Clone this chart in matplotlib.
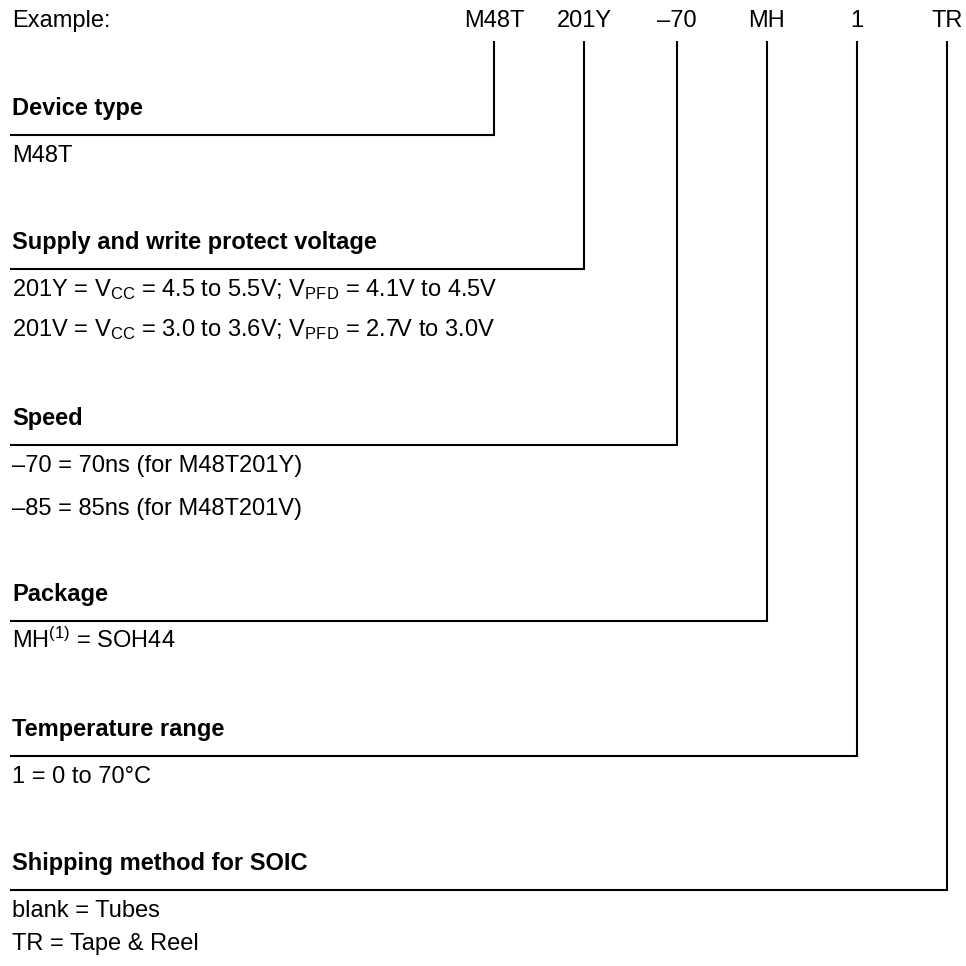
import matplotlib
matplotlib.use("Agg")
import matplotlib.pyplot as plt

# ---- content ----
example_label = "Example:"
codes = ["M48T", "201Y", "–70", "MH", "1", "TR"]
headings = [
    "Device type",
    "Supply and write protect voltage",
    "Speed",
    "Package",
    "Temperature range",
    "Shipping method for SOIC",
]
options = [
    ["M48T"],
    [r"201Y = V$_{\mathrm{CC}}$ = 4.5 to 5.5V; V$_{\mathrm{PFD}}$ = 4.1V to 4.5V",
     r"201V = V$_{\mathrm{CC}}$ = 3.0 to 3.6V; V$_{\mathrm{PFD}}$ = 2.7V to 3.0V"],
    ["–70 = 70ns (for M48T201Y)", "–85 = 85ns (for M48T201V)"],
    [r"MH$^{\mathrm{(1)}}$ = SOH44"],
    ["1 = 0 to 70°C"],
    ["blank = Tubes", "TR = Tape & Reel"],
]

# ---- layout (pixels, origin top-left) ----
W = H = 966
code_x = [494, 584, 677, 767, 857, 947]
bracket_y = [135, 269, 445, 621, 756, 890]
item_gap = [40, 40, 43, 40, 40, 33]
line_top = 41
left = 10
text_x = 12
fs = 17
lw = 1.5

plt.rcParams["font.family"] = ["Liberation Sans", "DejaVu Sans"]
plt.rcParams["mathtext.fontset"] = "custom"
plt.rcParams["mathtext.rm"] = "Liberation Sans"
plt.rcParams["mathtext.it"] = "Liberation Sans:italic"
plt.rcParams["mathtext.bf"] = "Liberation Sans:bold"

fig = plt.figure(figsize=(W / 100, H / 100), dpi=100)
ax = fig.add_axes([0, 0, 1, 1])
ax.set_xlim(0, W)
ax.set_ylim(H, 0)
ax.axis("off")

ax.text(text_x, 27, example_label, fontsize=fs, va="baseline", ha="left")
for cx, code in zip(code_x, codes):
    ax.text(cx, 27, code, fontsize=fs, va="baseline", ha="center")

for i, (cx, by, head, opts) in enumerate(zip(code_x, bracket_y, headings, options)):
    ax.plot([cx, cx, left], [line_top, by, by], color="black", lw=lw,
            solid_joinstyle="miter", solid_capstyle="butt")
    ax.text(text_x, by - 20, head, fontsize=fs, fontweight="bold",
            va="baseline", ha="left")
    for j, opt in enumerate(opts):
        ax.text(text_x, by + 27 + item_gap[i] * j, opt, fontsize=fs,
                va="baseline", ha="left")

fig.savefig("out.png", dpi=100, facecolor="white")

> **Task directions**:
In your copy of the listing above, reproduce each line exactly and omit all pictures.

> **Exercise result**:
Clone this chart in matplotlib.
import matplotlib
matplotlib.use("Agg")
import matplotlib.pyplot as plt

# ---- content ----
example_label = "Example:"
codes = ["M48T", "201Y", "–70", "MH", "1", "TR"]
headings = [
    "Device type",
    "Supply and write protect voltage",
    "Speed",
    "Package",
    "Temperature range",
    "Shipping method for SOIC",
]
options = [
    ["M48T"],
    [r"201Y = V$_{\mathrm{CC}}$ = 4.5 to 5.5V; V$_{\mathrm{PFD}}$ = 4.1V to 4.5V",
     r"201V = V$_{\mathrm{CC}}$ = 3.0 to 3.6V; V$_{\mathrm{PFD}}$ = 2.7V to 3.0V"],
    ["–70 = 70ns (for M48T201Y)", "–85 = 85ns (for M48T201V)"],
    [r"MH$^{\mathrm{(1)}}$ = SOH44"],
    ["1 = 0 to 70°C"],
    ["blank = Tubes", "TR = Tape & Reel"],
]

# ---- layout (pixels, origin top-left) ----
W = H = 966
code_x = [494, 584, 677, 767, 857, 947]
bracket_y = [135, 269, 445, 621, 756, 890]
item_gap = [40, 40, 43, 40, 40, 33]
line_top = 41
left = 10
text_x = 12
fs = 17
lw = 1.5

plt.rcParams["font.family"] = ["Liberation Sans", "DejaVu Sans"]
plt.rcParams["mathtext.fontset"] = "custom"
plt.rcParams["mathtext.rm"] = "Liberation Sans"
plt.rcParams["mathtext.it"] = "Liberation Sans:italic"
plt.rcParams["mathtext.bf"] = "Liberation Sans:bold"

fig = plt.figure(figsize=(W / 100, H / 100), dpi=100)
ax = fig.add_axes([0, 0, 1, 1])
ax.set_xlim(0, W)
ax.set_ylim(H, 0)
ax.axis("off")

ax.text(text_x, 27, example_label, fontsize=fs, va="baseline", ha="left")
for cx, code in zip(code_x, codes):
    ax.text(cx, 27, code, fontsize=fs, va="baseline", ha="center")

for i, (cx, by, head, opts) in enumerate(zip(code_x, bracket_y, headings, options)):
    ax.plot([cx, cx, left], [line_top, by, by], color="black", lw=lw,
            solid_joinstyle="miter", solid_capstyle="butt")
    ax.text(text_x, by - 20, head, fontsize=fs, fontweight="bold",
            va="baseline", ha="left")
    for j, opt in enumerate(opts):
        ax.text(text_x, by + 27 + item_gap[i] * j, opt, fontsize=fs,
                va="baseline", ha="left")

fig.savefig("out.png", dpi=100, facecolor="white")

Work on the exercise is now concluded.